Dafür sei "eine Website fingiert und illegal die Umsatzsteuernummer eines völlig unwissenden Unternehmers benutzt worden". Am Dienstagabend vor der Bundestagswahl seien die betreffenden Kreisverbände und Bundestagskandidaten der AfD per E-Mail darüber informiert worden, dass die Flyer "aus organisatorischen Gründen" nicht verteilt werden können. Parteichef Tino Chrupalla sprach von einem "massiven Eingriff in den demokratischen Wahlkampf". "Ziel war es, der AfD finanziell, politisch und medial zu schaden und so unter anderem Einfluss auf den laufenden Bundestagswahlkampf zu nehmen - was den Tatverdächtigen auch gelungen ist", heißt es in der Strafanzeige, die die Partei gegen das Künstlerkollektiv stellte.
Schon 2018 sorgte Klub für Empörung
Ende 2018 hatte der FC St. Pauli schon einmal die Empörung der AfD auf sich gezogen, als der Klub ein Duschgel mit dem Namen "Anti-Fa" auf den Markt brachte. "Das ist inakzeptabel. Ein gemeinnütziger Verein darf Antifa nicht als Kultmarke etablieren! Jedes Wochenende sorgen Tausende von Polizisten bei Profi-Fußballspielen für Sicherheit. Mit dem Antifa-Duschgel verhöhnt der FC St. Pauli all jene Kollegen. Der Verein solidarisiert sich mit einer links-extremistischen Gruppierung", schimpfte der AfD-Bundestagsabgeordnete Martin Hess.
"In Zeiten, in denen Nazis auf ihren Demos ungehindert und unbehelligt rechtsextreme Parolen schreien dürfen und in denen geflüchtete Menschen bedroht und gejagt werden, ist es wichtiger denn je, Haltung zu zeigen", schrieb der Verein in einer Pressemitteilung zur Bekanntgabe des Verkaufs des Shampoos. Allerdings gehe es eindeutig um eine antifaschistische Haltung - und nicht um die Unterstützung von Gewalttätern. Die Reaktion aus der AfD freuten Andreas Rettig, damals Geschäftsführer des Zweitligisten: "Lob an unsere kreative Marketing- und Merchandising-Abteilung. Wenn sich solche Leute aus dieser Partei aufregen, haben wir etwas richtig gemacht", sagte er laut "Bild"-Zeitung.

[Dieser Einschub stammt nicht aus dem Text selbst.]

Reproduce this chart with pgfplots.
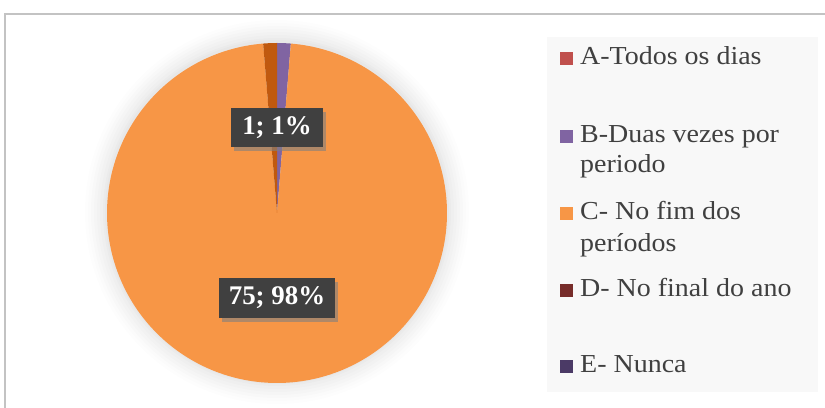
\documentclass[border=0pt]{standalone}
\usepackage{pgfplots}
\pgfplotsset{compat=1.18}
\usepackage{fontspec}
\setmainfont{Liberation Serif}
\newfontfamily\legfont[FakeStretch=1.08]{Liberation Serif}
\usetikzlibrary{shadows}
\definecolor{cA}{HTML}{C0504D}
\definecolor{cB}{HTML}{8064A2}
\definecolor{cC}{HTML}{F79646}
\definecolor{cD}{HTML}{772C2A}
\definecolor{cDpie}{HTML}{C0590F}
\definecolor{cE}{HTML}{4B3A66}
\definecolor{frame}{HTML}{C3C3C3}
\definecolor{legbg}{HTML}{F8F8F8}
\definecolor{lblbg}{HTML}{404040}
\begin{document}
\begin{tikzpicture}
% values: A=0, B=1, C=75, D=1, E=0
\pgfmathsetmacro{\tot}{0+1+75+1+0}
\pgfmathsetmacro{\aB}{90-360/\tot*1}
\pgfmathsetmacro{\aC}{\aB-360/\tot*75}
\pgfmathsetmacro{\aD}{\aC-360/\tot*1}
\begin{axis}[width=825bp,height=408bp,scale only axis,
  xmin=0,xmax=825,ymin=0,ymax=408,hide axis,clip=false]
\coordinate (BL) at (axis cs:0,0);
\coordinate (TR) at (axis cs:825,408);
% outer frame
\draw[color=frame, line width=2.2bp] (axis cs:5,-20) -- (axis cs:5,394) -- (axis cs:850,394);
% legend background
\fill[color=legbg] (axis cs:547,371) rectangle (axis cs:818,16);
% soft shadow around pie
\fill[black, opacity=0.008] (axis cs:277,196) circle[radius=192bp];
\fill[black, opacity=0.008] (axis cs:277,196) circle[radius=189bp];
\fill[black, opacity=0.01] (axis cs:277,196) circle[radius=186bp];
\fill[black, opacity=0.01] (axis cs:277,196) circle[radius=183bp];
\fill[black, opacity=0.012] (axis cs:277,196) circle[radius=180bp];
\fill[black, opacity=0.012] (axis cs:277,196) circle[radius=177bp];
\fill[black, opacity=0.015] (axis cs:277,196) circle[radius=174bp];
\fill[black, opacity=0.015] (axis cs:277,196) circle[radius=172bp];
% pie wedges
\addplot[fill=cB, draw=none, domain=\aB:90, samples=20, variable=\t]
  ({277+170*cos(\t)},{195+170*sin(\t)}) -- (axis cs:277,195) -- cycle;
\addplot[fill=cC, draw=none, domain=\aC:\aB, samples=240, variable=\t]
  ({277+170*cos(\t)},{195+170*sin(\t)}) -- (axis cs:277,195) -- cycle;
\addplot[fill=cDpie, draw=none, domain=\aD:\aC, samples=20, variable=\t]
  ({277+170*cos(\t)},{195+170*sin(\t)}) -- (axis cs:277,195) -- cycle;
% data labels
\node[fill=lblbg, text=white, font=\fontsize{27}{30}\selectfont\bfseries,
  minimum height=39bp, inner xsep=11bp, inner ysep=0pt,
  drop shadow={opacity=0.6, shadow xshift=3bp, shadow yshift=-4bp}]
  at (axis cs:277,280) {1; 1\%};
\node[fill=lblbg, text=white, font=\fontsize{27}{30}\selectfont\bfseries,
  minimum height=40bp, inner xsep=10bp, inner ysep=0pt,
  drop shadow={opacity=0.6, shadow xshift=3bp, shadow yshift=-4bp}]
  at (axis cs:277,110) {75; 98\%};
% legend
\fill[cA] (axis cs:560,343) rectangle (axis cs:573,356);
\fill[cB] (axis cs:560,265) rectangle (axis cs:573,278);
\fill[cC] (axis cs:560,188) rectangle (axis cs:573,201);
\fill[cD] (axis cs:560,111) rectangle (axis cs:573,124);
\fill[cE] (axis cs:560,35) rectangle (axis cs:573,48);
\begin{scope}[every node/.style={anchor=base west, inner sep=0pt, text=black!75,
  font=\legfont\fontsize{26}{30}\selectfont}]
\node at (axis cs:580,343) {A-Todos os dias};
\node at (axis cs:580,265) {B-Duas vezes por};
\node at (axis cs:580,235) {periodo};
\node at (axis cs:580,188) {C- No fim dos};
\node at (axis cs:580,156) {períodos};
\node at (axis cs:580,111) {D- No final do ano};
\node at (axis cs:580,35) {E- Nunca};
\end{scope}
\end{axis}
\pgfresetboundingbox
\useasboundingbox (BL) rectangle (TR);
\end{tikzpicture}
\end{document}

Das ZPS hatte bereits in der Vergangenheit mit Aktionen gegen die AfD auf sich aufmerksam gemacht. So hatte die Künstlergruppe Ende 2017 in der Nachbarschaft des AfD-Rechtsaußen Björn Höcke im thüringischen Bornhagen eine Installation errichtet, die an das Berliner Holocaustmahnmal erinnerte.